What is expected:
Retype the opening lines of the data exactly, stopping after the line that contains "plt.rcParams['font.family'] = ['Liberation". Skip every picture.

Information supplied:
+-------+
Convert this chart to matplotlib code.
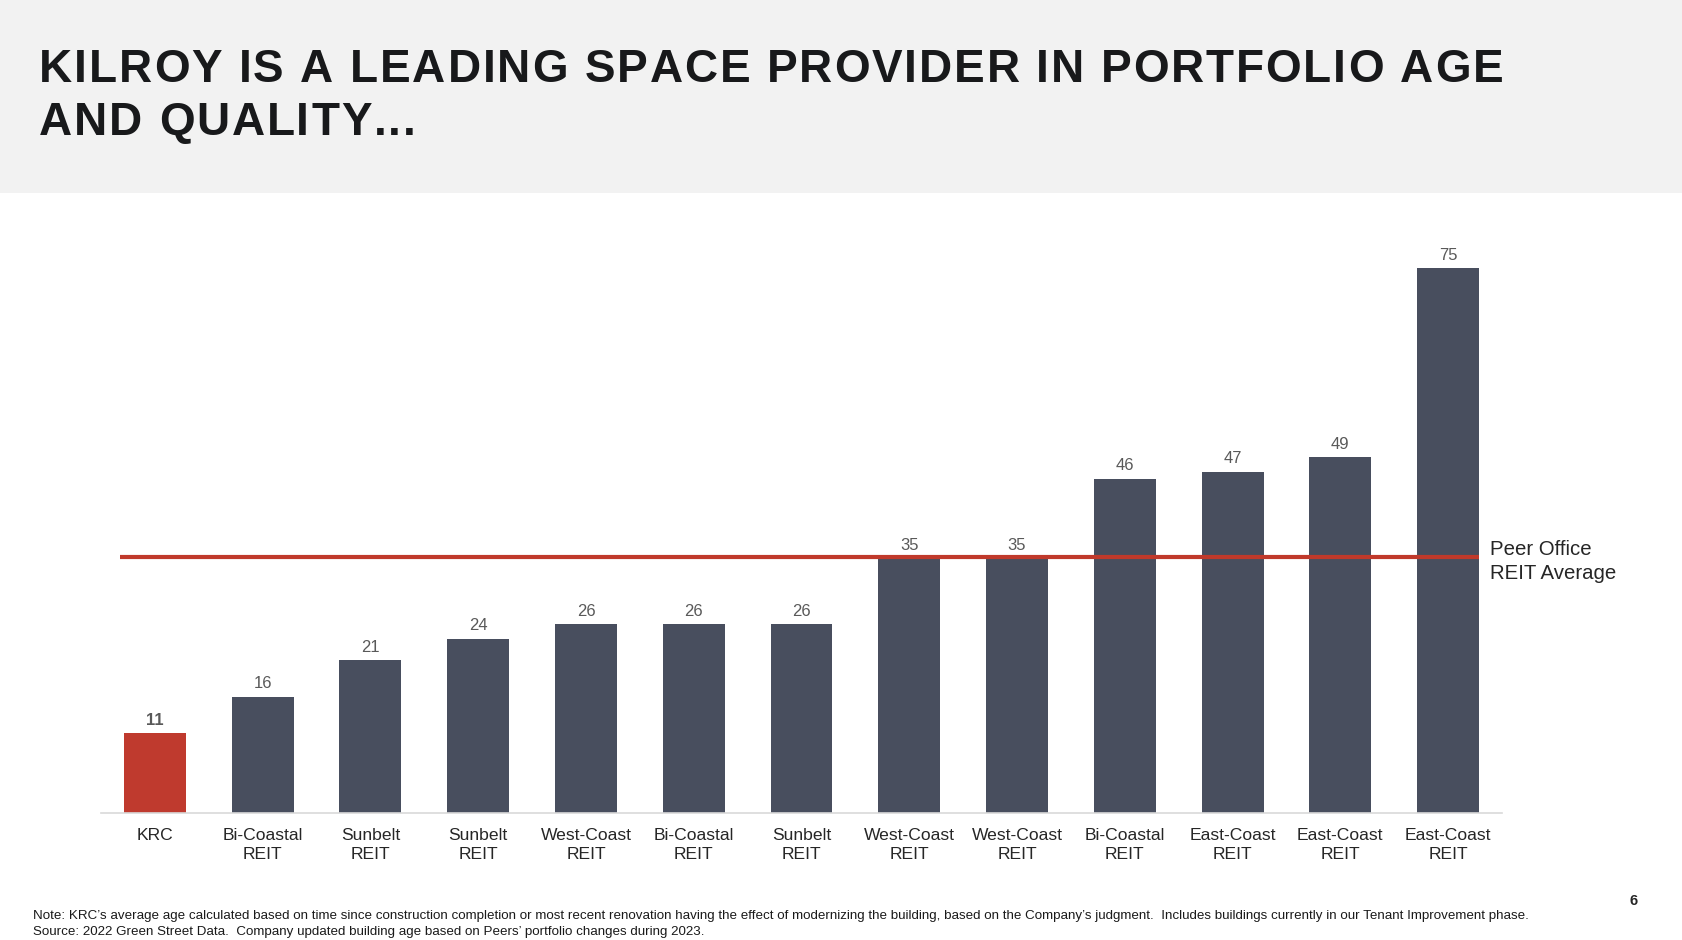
import matplotlib.pyplot as plt
from matplotlib import font_manager
from matplotlib.font_manager import FontProperties
from matplotlib.ft2font import FT2Font
import matplotlib.patches as patches

plt.rcParams['font.family'] = ['Liberation Sans', 'DejaVu Sans']

categories = ['KRC', 'Bi-Coastal\nREIT', 'Sunbelt\nREIT', 'Sunbelt\nREIT', 'West-Coast\nREIT',
              'Bi-Coastal\nREIT', 'Sunbelt\nREIT', 'West-Coast\nREIT', 'West-Coast\nREIT',
              'Bi-Coastal\nREIT', 'East-Coast\nREIT', 'East-Coast\nREIT', 'East-Coast\nREIT']
ages = [11, 16, 21, 24, 26, 26, 26, 35, 35, 46, 47, 49, 75]
peer_avg = 35.2

title_lines = ['KILROY IS A LEADING SPACE PROVIDER IN PORTFOLIO AGE', 'AND QUALITY...']
note_lines = ["Note: KRC\u2019s average age calculated based on time since construction completion or most recent renovation "
              "having the effect of modernizing the building, based on the Company\u2019s judgment.  Includes buildings "
              "currently in our Tenant Improvement phase.",
              "Source: 2022 Green Street Data.  Company updated building age based on Peers\u2019 portfolio changes during 2023."]

W, H = 1682, 940
fig = plt.figure(figsize=(W / 100, H / 100), dpi=100)
fig.patch.set_facecolor('white')

# grey header band
fig.patches.append(patches.Rectangle((0, 1 - 193 / H), 1, 193 / H, transform=fig.transFigure,
                                     facecolor='#f2f2f2', edgecolor='none', zorder=0))

# title with letter spacing
fp = FontProperties(family='Liberation Sans', weight='bold')
font = FT2Font(font_manager.findfont(fp))
tsize = 33
font.set_size(tsize, 100)


def advances(s):
    out = []
    for ch in s:
        g = font.load_char(ord(ch))
        out.append(g.linearHoriAdvance / 65536)
    return out


adv1 = advances(title_lines[0])
track = (1462 - sum(adv1[:-1]) - adv1[-1] * 0.93) / (len(adv1) - 1)
for line, base in zip(title_lines, [81.7, 135]):
    x = 39
    for ch, a in zip(line, advances(line)):
        fig.text(x / W, 1 - base / H, ch, fontsize=tsize, fontweight='bold', color='#18191b',
                 ha='left', va='baseline')
        x += a + track

ax = fig.add_axes([101 / W, 127 / H, 1401 / W, 581 / H])
x = range(len(ages))
colors = ['#bf3a2e'] + ['#484e5e'] * (len(ages) - 1)
bars = ax.bar(x, ages, width=0.575, color=colors, zorder=2)
ax.set_xlim(-0.5, 12.5)
ax.set_ylim(0, 80)

for i, (b, v) in enumerate(zip(bars, ages)):
    ax.annotate(str(v), (b.get_x() + b.get_width() / 2, v), xytext=(0, 4), textcoords='offset points',
                ha='center', va='bottom', fontsize=12, color='#595959',
                fontweight='bold' if i == 0 else 'normal')

ax.hlines(peer_avg, -0.32, 12.29, color='#c0392b', linewidth=3, zorder=3)
ax.annotate('Peer Office\nREIT Average', (12.39, peer_avg), xytext=(0, -3), textcoords='offset points',
            fontsize=14.7, color='#262626', ha='left', va='center', linespacing=1.38)

ax.set_xticks(list(x))
ax.set_xticklabels(categories, fontsize=12.6, color='#262626', linespacing=1.35)
ax.tick_params(axis='x', length=0, pad=11)
ax.set_yticks([])
for s in ['top', 'right', 'left']:
    ax.spines[s].set_visible(False)
ax.spines['bottom'].set_color('#d9d9d9')
ax.spines['bottom'].set_linewidth(1.2)
ax.set_facecolor('none')

fig.text(33 / W, 1 - 916 / H, note_lines[0], fontsize=9.6, color='#1a1a1a', ha='left', va='center')
fig.text(33 / W, 1 - 932 / H, note_lines[1], fontsize=9.6, color='#1a1a1a', ha='left', va='center')
fig.text(1634 / W, 1 - 901 / H, '6', fontsize=10.5, fontweight='bold', color='#262626', ha='center', va='center')

fig.savefig('out.png', dpi=100, facecolor='white')
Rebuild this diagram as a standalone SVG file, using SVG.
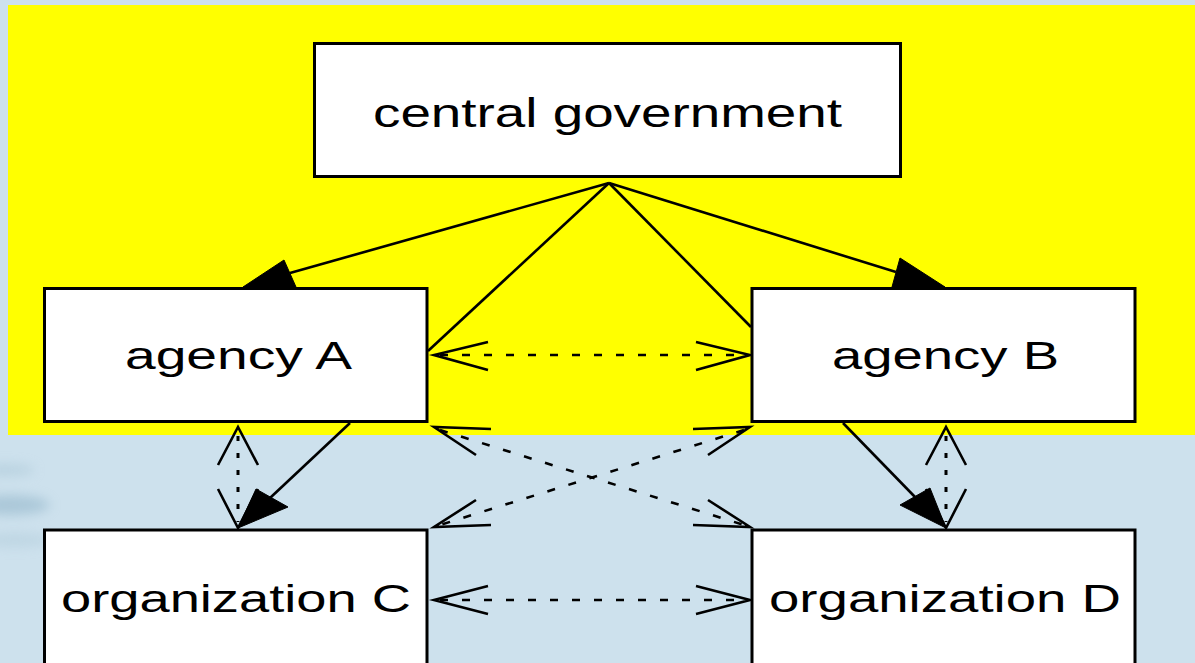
+-------+
Task response:
Convert this chart to matplotlib code.
import matplotlib.pyplot as plt
from matplotlib import font_manager
from matplotlib.font_manager import FontProperties
from matplotlib.ft2font import FT2Font
import matplotlib.patches as patches

plt.rcParams['font.family'] = ['Liberation Sans', 'DejaVu Sans']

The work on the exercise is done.